What needs to be done. Search the material for the string "that", then return every line where it is found.

════

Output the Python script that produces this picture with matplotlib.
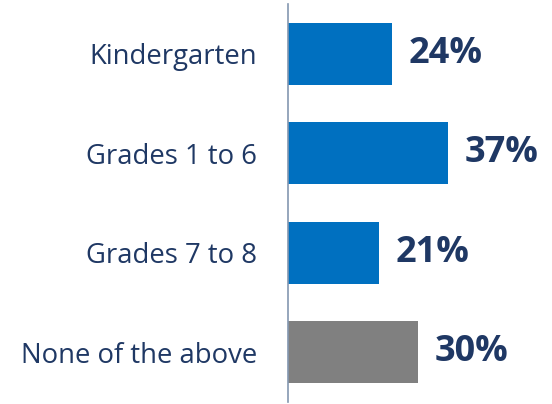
import matplotlib.pyplot as plt

categories = ["Kindergarten", "Grades 1 to 6", "Grades 7 to 8", "None of the above"]
values = [24, 37, 21, 30]
colors = ["#0070C0", "#0070C0", "#0070C0", "#808080"]

plt.rcParams['font.family'] = ['Open Sans', 'DejaVu Sans']
navy = "#1F3864"

fig = plt.figure(figsize=(5.52, 4.04), dpi=100)
ax = fig.add_axes([288/552, 2/404, 1 - 288/552, 398/404])

ypos = range(len(categories))
ax.barh(ypos, values, height=0.62, color=colors)
ax.set_ylim(3.5, -0.5)
ax.set_xlim(0, 61)

for y, v in zip(ypos, values):
    ax.text(v + 3.8, y, f"{v}%", va="center", ha="left", fontsize=26,
            fontweight="bold", color=navy)

ax.set_yticks(list(ypos))
ax.set_yticklabels(categories, fontsize=19.8, color=navy)
ax.tick_params(axis="y", length=0, pad=22)
ax.set_xticks([])
for s in ["top", "right", "bottom"]:
    ax.spines[s].set_visible(False)
ax.spines["left"].set_color("#8497B0")
ax.spines["left"].set_linewidth(1.2)

fig.savefig("out.png", dpi=100)
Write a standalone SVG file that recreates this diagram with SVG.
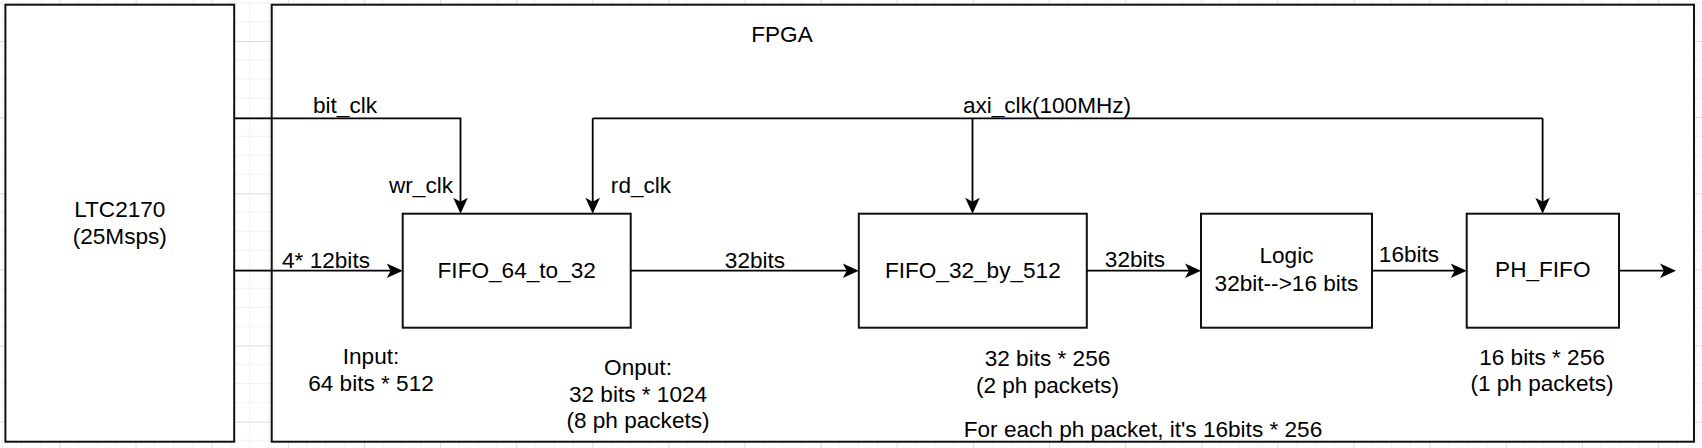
<svg xmlns="http://www.w3.org/2000/svg" width="1702" height="448" viewBox="0 0 1702 448">
<style>
text{font-family:"Liberation Sans",Arial,Helvetica,sans-serif;font-size:22.6px;fill:#000;text-anchor:middle}
.box{fill:#fff;stroke:#111;stroke-width:2}
.wire{fill:none;stroke:#000;stroke-width:1.8}
.arr{marker-end:url(#ah)}
</style>
<defs>
<pattern id="grid" patternUnits="userSpaceOnUse" x="59.46" y="41" width="76.12" height="76.12">
<path d="M19.03,0V76.12M38.06,0V76.12M57.09,0V76.12M0,19.03H76.12M0,38.06H76.12M0,57.09H76.12" stroke="#f0f0f0" stroke-width="1" fill="none"/>
<path d="M0.5,0V76.12M0,0.5H76.12" stroke="#dcdcdc" stroke-width="1" fill="none"/>
</pattern>
<marker id="ah" markerUnits="userSpaceOnUse" viewBox="-17 -8 18 16" markerWidth="18" markerHeight="16" refX="-8" refY="0" orient="auto" overflow="visible">
<path d="M0,0L-16,-7.3L-12,0L-16,7.3Z" fill="#000"/>
</marker>
</defs>
<rect width="1702" height="448" fill="#fff"/>
<rect width="1702" height="448" fill="url(#grid)"/>

<g id="ltc2170">
<rect class="box" x="5.4" y="4.7" width="228.8" height="437"/>
<text x="119.8" y="216.7">LTC2170</text>
<text x="119.8" y="244">(25Msps)</text>
</g>

<g id="fpga">
<rect class="box" x="271.7" y="4.7" width="1422.3" height="437"/>
<text x="782" y="41.7">FPGA</text>
</g>

<g id="fifo_64_to_32">
<rect class="box" x="402.7" y="213.7" width="228" height="114"/>
<text x="516.7" y="278">FIFO_64_to_32</text>
</g>

<g id="fifo_32_by_512">
<rect class="box" x="858.8" y="213.7" width="228" height="114"/>
<text x="972.8" y="278">FIFO_32_by_512</text>
</g>

<g id="logic">
<rect class="box" x="1201" y="213.7" width="171" height="114"/>
<text x="1286.5" y="262.7">Logic</text>
<text x="1286.5" y="291">32bit--&gt;16 bits</text>
</g>

<g id="ph_fifo">
<rect class="box" x="1466.7" y="213.7" width="152.3" height="114"/>
<text x="1542.8" y="277.3">PH_FIFO</text>
</g>

<g id="connectors">
<path class="wire arr" d="M234.2,118.3H460.5V205.7"/>
<path class="wire" d="M592.7,118.3H1542.6"/>
<path class="wire arr" d="M592.7,118.3V205.7"/>
<path class="wire arr" d="M972.5,118.3V205.7"/>
<path class="wire arr" d="M1542.6,118.3V205.7"/>
<path class="wire arr" d="M234.2,270.7H394.7"/>
<path class="wire arr" d="M630.7,270.7H850.8"/>
<path class="wire arr" d="M1086.8,270.7H1193"/>
<path class="wire arr" d="M1372,270.7H1458.7"/>
<path class="wire arr" d="M1619,270.7H1668"/>
</g>

<g id="labels">
<text x="345" y="113">bit_clk</text>
<text x="421" y="192.7">wr_clk</text>
<text x="641" y="192.7">rd_clk</text>
<text x="1047" y="113">axi_clk(100MHz)</text>
<text x="326" y="268">4* 12bits</text>
<text x="755" y="267.7">32bits</text>
<text x="1135" y="266.5">32bits</text>
<text x="1409" y="262">16bits</text>
<text x="371" y="364">Input:</text>
<text x="371" y="390.7">64 bits * 512</text>
<text x="638" y="374.5">Onput:</text>
<text x="638" y="401.5">32 bits * 1024</text>
<text x="638" y="428">(8 ph packets)</text>
<text x="1047.5" y="365.5">32 bits * 256</text>
<text x="1047.5" y="392.5">(2 ph packets)</text>
<text x="1542" y="364.5">16 bits * 256</text>
<text x="1542" y="391">(1 ph packets)</text>
<text x="1143" y="437">For each ph packet, it's 16bits * 256</text>
</g>
</svg>
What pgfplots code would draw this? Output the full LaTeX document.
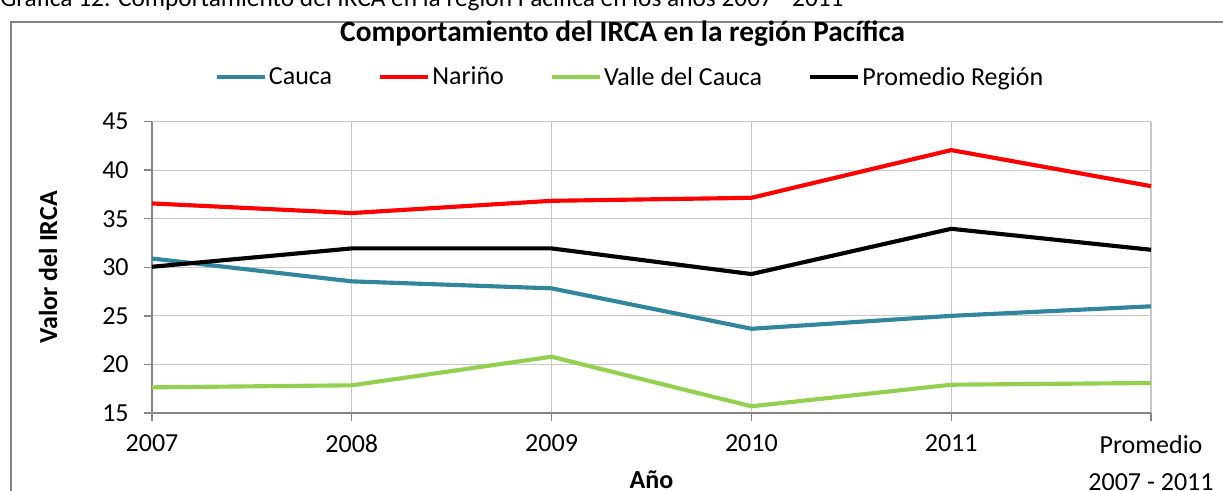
\documentclass[border=0pt]{standalone}
\usepackage{pgfplots}
\pgfplotsset{compat=1.18}
\usepackage{fontspec}
\setmainfont{Carlito}
\definecolor{cauca}{HTML}{31859C}
\definecolor{narino}{HTML}{FF0000}
\definecolor{valle}{HTML}{92D050}
\definecolor{axgray}{HTML}{868686}
\definecolor{gridgray}{HTML}{C8C8C8}
\begin{document}
\begin{tikzpicture}
\useasboundingbox (0pt,0pt) rectangle (917.25pt,-368.25pt);
\node[anchor=base west,inner sep=0pt,font=\fontsize{19}{21}\selectfont] at (0pt,-5.25pt) {Gráfica 12. Comportamiento del IRCA en la región Pacífica en los años 2007 - 2011};
\draw[axgray,line width=1pt] (8.25pt,-16.5pt) rectangle (940pt,-400pt);
\node[font=\fontsize{22}{26}\selectfont\bfseries] at (467pt,-25.5pt) {Comportamiento del IRCA en la región Pacífica};
\begin{axis}[
  at={(114pt,-309.75pt)}, anchor=south west,
  scale only axis, width=749.25pt, height=218.6pt,
  xmin=0, xmax=5, ymin=15, ymax=45,
  xtick={0,1,2,3,4,5},
  xticklabels={2007,2008,2009,2010,2011,{Promedio\\2007 - 2011}},
  ytick={15,20,25,30,35,40,45},
  /pgf/number format/assume math mode=true,
  axis lines*=left,
  axis line style={axgray,line width=1pt},
  major tick style={axgray,line width=1pt},
  tick align=outside, major tick length=6pt,
  grid=major, major grid style={gridgray,line width=0.8pt},
  ticklabel style={font=\fontsize{19.5}{27.75}\selectfont},
  xticklabel style={align=center,yshift=-7pt},
  yticklabel style={xshift=-8pt},
  every axis x label/.style={at={(axis description cs:0.5,0)},anchor=center,yshift=-50.25pt},
  every axis y label/.style={at={(axis description cs:0,0.5)},rotate=90,anchor=center,yshift=78pt},
  xlabel={\fontsize{19.5}{21}\selectfont\bfseries Año},
  ylabel={\fontsize{19.5}{21}\selectfont\bfseries Valor del IRCA},
  legend columns=4,
  legend style={at={(0.4785,1.1527)},anchor=center,draw=none,fill=none,
    font=\fontsize{19.5}{23}\selectfont,
    /tikz/every even column/.append style={column sep=33pt},
    nodes={inner sep=1.5pt}},
  legend image code/.code={\draw[#1] (0pt,0pt) -- (36pt,0pt);},
  every axis plot/.append style={line width=3.1pt},
  clip=false,
]
\addplot[cauca] coordinates {(0,30.9) (1,28.55) (2,27.83) (3,23.67) (4,25.0) (5,25.98)};
\addlegendentry{Cauca}
\addplot[narino] coordinates {(0,36.57) (1,35.58) (2,36.84) (3,37.15) (4,42.06) (5,38.35)};
\addlegendentry{Nariño}
\addplot[valle] coordinates {(0,17.64) (1,17.85) (2,20.79) (3,15.69) (4,17.91) (5,18.09)};
\addlegendentry{Valle del Cauca}
\addplot[black] coordinates {(0,30.05) (1,31.94) (2,31.94) (3,29.3) (4,33.96) (5,31.8)};
\addlegendentry{Promedio Región}
\end{axis}
\end{tikzpicture}
\end{document}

════

Task solution.
Output the Python script that produces this picture with matplotlib.
Write a standalone SVG file that recreates this diagram with SVG.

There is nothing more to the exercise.